A typical board-level fiducial mark, or fid, will consist of a one millimeter dot of exposed copper surrounded by a three millimeter clearance in the soldermask and other circuit patterns. It is important to have a solid plane on the layer below the fid so that the camera can recognize and register on the dot without the distraction of a circuit pattern underneath. There is no drilling involved though it may look like a hole location for the uninitiated.
Fiducials can also come in a smaller size for use as a local fiducial. These are placed just outside of the footprint of any fine pitch components so that the optics can zero in on a more precise location than if it was calibrating over the entire board area. It’s advisable to address these early in the design, perhaps even incorporating them with the actual footprint of the fine-pitch/high pin-count devices.
Figure 2. Image Credit: Author - The remains of a break-off panel using V-scores. Larger fiducials on the tabs and smaller ones locating the fine-pitch connectors on the actual board.
In addition to circles, I’ve seen squares and crosses used as fiducial marks. I do not recommend them simply because the etch process isn’t that good at creating 90 degree corners, especially inside corners. With etch-defined circuits, a tiny cross comes out looking more like a blob than what is on the artwork. These are more common on device packages where the metal is sputtered onto the substrate. They still come out looking somewhat organic.

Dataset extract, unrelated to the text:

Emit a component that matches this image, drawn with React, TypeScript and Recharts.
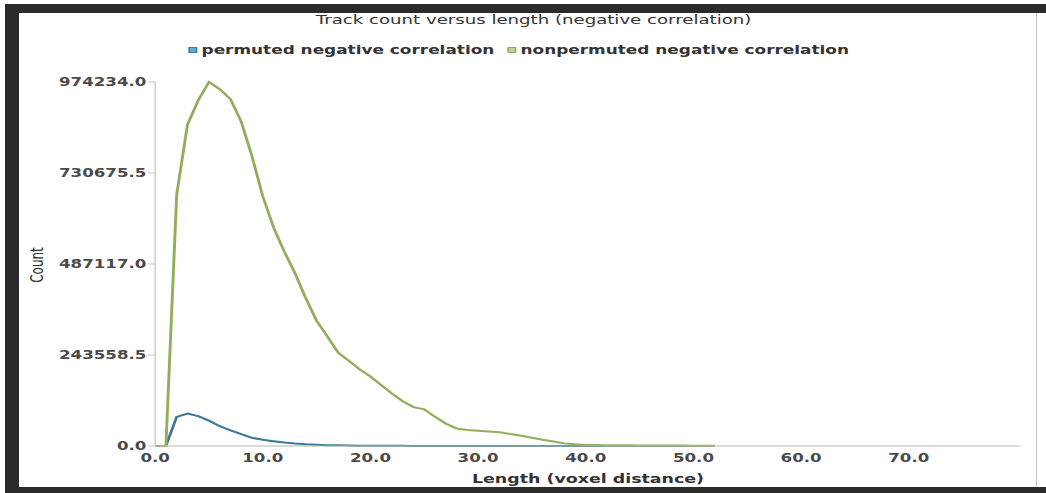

Between the tooling holes and the fiducial marks on the panel and/or board, we can control placement to the degree that the components will self-center during reflow soldering. This works best when the pads are all identical to one another. The trace width and launch direction will play a part in how the capillary action pulls the part to the middle ground while the solder is in its liquid state. Flooding copper over one pin and not the other(s) will undo all of that effort.
You could shrink the soldermask of the flooded pad(s) so that it becomes the same size as the non-solder mask defined pads. That mitigates the problem but is not as effective as a fully symmetric design. We look to thermal spokes as a means of evening out the thermal load on each pin. A number of assembly defects can arise from imbalanced solder joints. A perfect placement can be undone by inattention to this detail.
Things will go wrong now and then. The goal is to minimize the number of rejected boards. By the time they are in assembly, we don’t have many options other than playing with the solder paste stencil and the thermal profile of the soldering apparatus. It is up to us to keep the process window wide open so that fabrication and assembly become boring. That’s the best kind of process right there.